CBS News correspondent Byron Pitts looked up at the New York City skyline and saw something coming toward him. He thought it might be a large S.O.S. flag falling from the burning building. Then he realized it was a woman wearing a dress who had thrown herself from the building, and he was the main spectator in her suicide. It was Sept. 11, 2001 and Pitts was one of the first correspondents to the office that morning, which gave him first-hand access to the worst tragedy on U.S. soil and led to a heartfelt story that won him an Emmy award.
Pitts told his tale Monday night to a packed Casella Theater at Castleton State College. The chief national correspondent for CBS News and now contributing correspondent for “60 Minutes” talked about covering tragedies like Hurricane Katrina and the Indonesian tsunami and being embedded with troops in Afghanistan and Iraq.

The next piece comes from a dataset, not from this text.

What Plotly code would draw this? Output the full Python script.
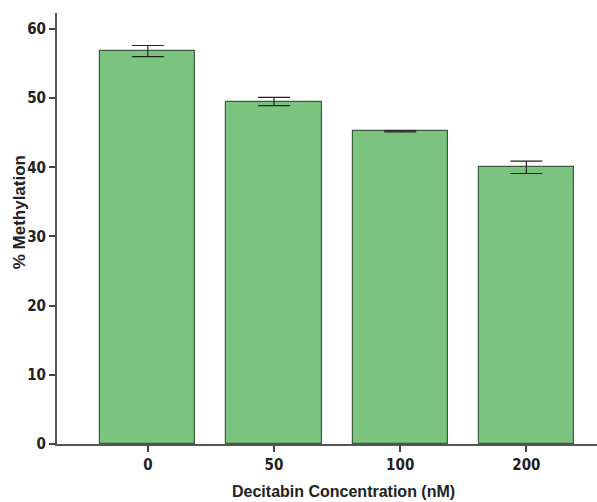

“I have watched 47 people die. Die from being shot, stabbed, execution, being blown up, beaten and drowned,” explained Pitts. “But the most saddening experience so far was 9/11. It was the only time people had no responsibility for their own death. A lot of other times I have seen people allow themselves to be in dangerous situations, but with 9/11, they were purely innocent, and I watched them die.”
But Pitts also talked about how his life, and how public speaking to a theater filled with people was something unfathomable earlier in his life. Pitts was illiterate until he was 12 and a constant stutterer until the age 20. Despite those obstacles, however, he said hard work, faith and support from unlikely heroes helped him attain his dream.
“I was raised to believe that there are no stumbling blocks in life, only stepping stones,” said Pitts, during one of three journalism class visits earlier Monday.
He spoke of his family’s sacrifices to help him overcome his illiteracy and how he learned while interviewing people to pretend he was speaking to his grandmother, because he never stuttered to her.
Even with the family support, however, going away to college at rural Ohio Wesleyan University from Baltimore would prove difficult for Pitts. He could read now, but he was still far behind his classmates and still struggled with speaking.
“I was one mid-term away from failing. My professor called me to his office and told me that I was wasting his time and the government’s money and that I should give up. That crushed me, and I cried knowing that I would disappoint my family, since I was the first person in my family to go to college,” he told the audience Monday night.
It was then that a woman he’d never met whom he later earned was another English professor stopped to see what was wrong with him. She convinced him to stay in school and became a mentor, spending countless hours tutoring him.
“People were stepping out of nothing to help me, and that is where the title of my book came from,” he said.